Arthur Miller, The Crucible
Il y avait Pasolini pour le titre qui quand on regarde le synopsis rappelle Deleuze et son pitié pour la viande qu'on aurait peut-être trouvé trop vu, revu, mais qui fait qu'on n'a de cesse de penser gorge coeur viande ce qui marche aussi et donne une vague idée de la peinture. Comme ça on sait déjà: le film s'adresse et/ou vient à nous, de nous. Bien que ce nous soit délicat à définir (mais disons nous, les personnes qui ne mettraient pas on et nous dans un même paragraphe sans avoir immédiatement tout un corps, professoral, en nausée). Il y avait aussi toi loin, ce qui joue dans l'investissement et dans la violence de la chute. La trahison accentuée par les kilomètres entre nous (qui se résume ici, mathématique, à toi-moi).
J'aurais voulu. Même quand j'ai lu l'interview par Thiellement qui bien qu'il soit comme engoncé dans ce costume de pape yoga pop a un jour pondu ça: La viande qui vient. J'aurais voulu vraiment. Parce que ça aurait pu, on aurait pu sortir du bien pensant bien filmé bien tout et savoir ensemble tenir les fils de Beckett et Kafka et pourquoi pas de Dante. Sans compter toute cette esthétique à présent récurrente de l'art contemporain au cinéma, celle qui ne rechigne pas à aller du chantier au conte de fée comme ça, en rebondissant sur tout. On aurait pu ne pas se sentir con. La question n'est pas tant ici de savoir s'il est tolérable de regarder l'animal se muer en viande, ça ne l'est pas. Pourtant la beauté des corps bêtes dans la nuit nous envoûte et nous met à petite distance (c'est-à-dire nous installent dans un canapé de velours rouge face aux toiles de Rembrandt). Mais les seuls dialogues, idiots. Condescendants. Pour tout ce que le métier de bouvier a de réel. Et ces dialogues, rien ne peut les justifier. Ils sont indécents. Vulgaires. Toi aussi tu fais les cauchemars la nuit? Et ta mère?

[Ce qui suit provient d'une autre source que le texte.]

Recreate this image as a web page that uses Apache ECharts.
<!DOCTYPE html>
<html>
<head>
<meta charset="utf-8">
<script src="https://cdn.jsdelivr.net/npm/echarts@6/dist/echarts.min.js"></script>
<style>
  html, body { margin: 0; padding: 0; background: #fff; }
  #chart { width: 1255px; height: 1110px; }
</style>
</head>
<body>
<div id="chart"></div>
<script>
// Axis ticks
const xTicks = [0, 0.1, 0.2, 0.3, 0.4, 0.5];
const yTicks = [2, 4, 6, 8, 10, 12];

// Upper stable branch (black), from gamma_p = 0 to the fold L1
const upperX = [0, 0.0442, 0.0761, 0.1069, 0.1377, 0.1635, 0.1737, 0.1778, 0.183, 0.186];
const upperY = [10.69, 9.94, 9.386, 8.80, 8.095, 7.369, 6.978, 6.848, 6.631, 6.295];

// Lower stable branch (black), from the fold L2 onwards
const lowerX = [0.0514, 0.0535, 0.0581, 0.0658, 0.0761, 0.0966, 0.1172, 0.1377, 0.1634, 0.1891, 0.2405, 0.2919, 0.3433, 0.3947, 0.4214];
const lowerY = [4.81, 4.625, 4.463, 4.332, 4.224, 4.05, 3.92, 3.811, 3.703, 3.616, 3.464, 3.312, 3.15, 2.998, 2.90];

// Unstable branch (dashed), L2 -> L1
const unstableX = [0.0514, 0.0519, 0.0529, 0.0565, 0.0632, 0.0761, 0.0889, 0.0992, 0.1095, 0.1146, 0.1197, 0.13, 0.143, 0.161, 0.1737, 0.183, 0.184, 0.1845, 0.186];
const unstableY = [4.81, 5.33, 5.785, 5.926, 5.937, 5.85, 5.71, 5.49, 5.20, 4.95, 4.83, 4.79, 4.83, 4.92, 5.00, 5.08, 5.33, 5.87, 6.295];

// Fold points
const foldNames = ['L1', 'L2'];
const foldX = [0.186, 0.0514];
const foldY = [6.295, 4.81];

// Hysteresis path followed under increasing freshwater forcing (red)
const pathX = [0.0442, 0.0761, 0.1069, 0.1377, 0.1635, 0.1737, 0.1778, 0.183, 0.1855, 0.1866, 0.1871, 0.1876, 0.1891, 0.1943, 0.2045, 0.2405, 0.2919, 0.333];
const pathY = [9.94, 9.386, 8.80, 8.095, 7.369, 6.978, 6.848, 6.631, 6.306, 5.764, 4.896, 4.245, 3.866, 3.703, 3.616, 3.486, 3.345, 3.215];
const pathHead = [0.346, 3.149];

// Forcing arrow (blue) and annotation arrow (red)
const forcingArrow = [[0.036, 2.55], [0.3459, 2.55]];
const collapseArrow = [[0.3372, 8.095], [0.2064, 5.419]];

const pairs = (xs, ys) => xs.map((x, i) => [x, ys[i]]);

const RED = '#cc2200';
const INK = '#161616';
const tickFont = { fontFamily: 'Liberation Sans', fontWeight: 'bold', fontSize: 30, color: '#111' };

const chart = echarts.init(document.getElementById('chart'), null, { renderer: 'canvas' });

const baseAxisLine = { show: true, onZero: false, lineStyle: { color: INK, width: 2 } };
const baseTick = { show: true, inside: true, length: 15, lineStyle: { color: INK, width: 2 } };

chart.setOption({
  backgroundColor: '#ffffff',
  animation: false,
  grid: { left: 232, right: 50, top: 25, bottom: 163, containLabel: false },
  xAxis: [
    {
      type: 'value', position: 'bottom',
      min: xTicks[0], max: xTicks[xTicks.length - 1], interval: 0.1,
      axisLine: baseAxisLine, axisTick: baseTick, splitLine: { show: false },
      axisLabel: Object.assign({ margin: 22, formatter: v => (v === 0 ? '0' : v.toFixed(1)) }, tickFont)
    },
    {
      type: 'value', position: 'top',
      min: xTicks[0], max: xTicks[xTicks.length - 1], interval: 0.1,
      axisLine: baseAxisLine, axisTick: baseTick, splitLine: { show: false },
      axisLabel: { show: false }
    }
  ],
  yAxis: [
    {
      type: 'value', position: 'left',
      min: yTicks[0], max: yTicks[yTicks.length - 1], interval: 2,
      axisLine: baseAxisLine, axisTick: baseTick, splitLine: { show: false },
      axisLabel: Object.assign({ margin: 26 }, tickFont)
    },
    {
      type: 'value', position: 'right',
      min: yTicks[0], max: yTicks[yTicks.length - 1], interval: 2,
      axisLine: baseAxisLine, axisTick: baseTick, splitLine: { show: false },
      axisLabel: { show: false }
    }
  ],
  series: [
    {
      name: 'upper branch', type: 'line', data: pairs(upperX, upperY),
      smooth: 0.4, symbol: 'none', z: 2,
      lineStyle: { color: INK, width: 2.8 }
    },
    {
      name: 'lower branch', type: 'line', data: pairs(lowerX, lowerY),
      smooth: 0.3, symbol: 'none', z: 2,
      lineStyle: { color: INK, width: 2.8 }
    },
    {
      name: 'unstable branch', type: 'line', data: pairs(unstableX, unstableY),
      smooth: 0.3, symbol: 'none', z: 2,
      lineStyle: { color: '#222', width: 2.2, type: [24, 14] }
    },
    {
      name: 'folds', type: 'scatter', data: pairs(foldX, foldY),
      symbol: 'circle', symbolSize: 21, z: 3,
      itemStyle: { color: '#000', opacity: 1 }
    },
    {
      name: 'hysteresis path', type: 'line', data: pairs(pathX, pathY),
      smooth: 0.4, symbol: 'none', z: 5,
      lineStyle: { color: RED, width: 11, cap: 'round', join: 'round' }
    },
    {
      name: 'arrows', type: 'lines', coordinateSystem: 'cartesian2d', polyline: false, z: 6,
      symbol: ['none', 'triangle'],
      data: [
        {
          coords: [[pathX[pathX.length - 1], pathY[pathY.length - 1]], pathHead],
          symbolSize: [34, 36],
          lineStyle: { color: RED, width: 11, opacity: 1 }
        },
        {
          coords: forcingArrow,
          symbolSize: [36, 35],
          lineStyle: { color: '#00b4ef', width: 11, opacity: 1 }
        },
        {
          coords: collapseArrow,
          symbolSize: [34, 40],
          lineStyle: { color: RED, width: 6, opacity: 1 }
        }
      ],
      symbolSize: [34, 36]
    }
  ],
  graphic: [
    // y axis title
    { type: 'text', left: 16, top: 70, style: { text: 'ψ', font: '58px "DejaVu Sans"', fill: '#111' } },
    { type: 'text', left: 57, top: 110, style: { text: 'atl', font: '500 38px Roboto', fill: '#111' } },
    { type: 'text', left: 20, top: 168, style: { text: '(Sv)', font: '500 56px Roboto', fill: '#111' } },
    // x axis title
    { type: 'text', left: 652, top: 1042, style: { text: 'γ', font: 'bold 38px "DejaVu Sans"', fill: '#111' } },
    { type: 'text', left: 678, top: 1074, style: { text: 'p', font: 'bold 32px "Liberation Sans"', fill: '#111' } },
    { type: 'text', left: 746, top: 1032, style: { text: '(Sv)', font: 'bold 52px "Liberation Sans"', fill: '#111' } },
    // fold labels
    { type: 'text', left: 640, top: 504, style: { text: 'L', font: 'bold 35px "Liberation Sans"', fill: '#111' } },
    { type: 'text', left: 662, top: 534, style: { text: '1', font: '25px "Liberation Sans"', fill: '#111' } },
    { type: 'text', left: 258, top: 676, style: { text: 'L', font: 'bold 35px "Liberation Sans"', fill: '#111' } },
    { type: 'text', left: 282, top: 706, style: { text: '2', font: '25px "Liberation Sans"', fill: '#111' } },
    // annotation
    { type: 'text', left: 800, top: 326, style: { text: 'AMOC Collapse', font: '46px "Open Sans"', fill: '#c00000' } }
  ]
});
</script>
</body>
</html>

Oui la figure du chien, de l'animal domestique. Celui avec lequel les rapports sont assez intimes pour qu'on partage gamelle et pensées mais à la limite un peu trop. Ça me gêne la nudité. Couvre toi. D'où la caméra qui se plie qui se penche et donne à voir ce regard là. Qui juge sans juger mais qui sent beaucoup, littéralement, tous les enjeux de cet abattoir-enfer. Qui n'a pas été mué en acteur à l'inverse de son maître qui est aussi un homme qui se retrouve à vivre ce que c'est de jouer au bouvier avec des animaux qui meurent pour de vrai, pleurent pour de vrai, enfantent pour de vrai. Et tout cela, absolument génial. Mais à quoi bon? A part à accentuer la ligne de démarcation entre ceux qui savent l'horreur, qui comprennent, qui mesurent, et tous les autres aveuglés par ce que le monde a de monde et qui, les pauvres, bien malgré eux, vivent en terre de fiction de masse, mangent de la viande, travaillent, marchent et dorment dans les rouages du système. A part donc à élever plus encore ce trépied sur lequel la jolie classe dominante regarde pleine d'empathie son prochain, de moins en moins humain, de plus en plus fourmi. Comment pardonner un geste qui conserve cette distinction dans le formol puant d'une intelligentsia qui se dit sensible mais qui reste clinique?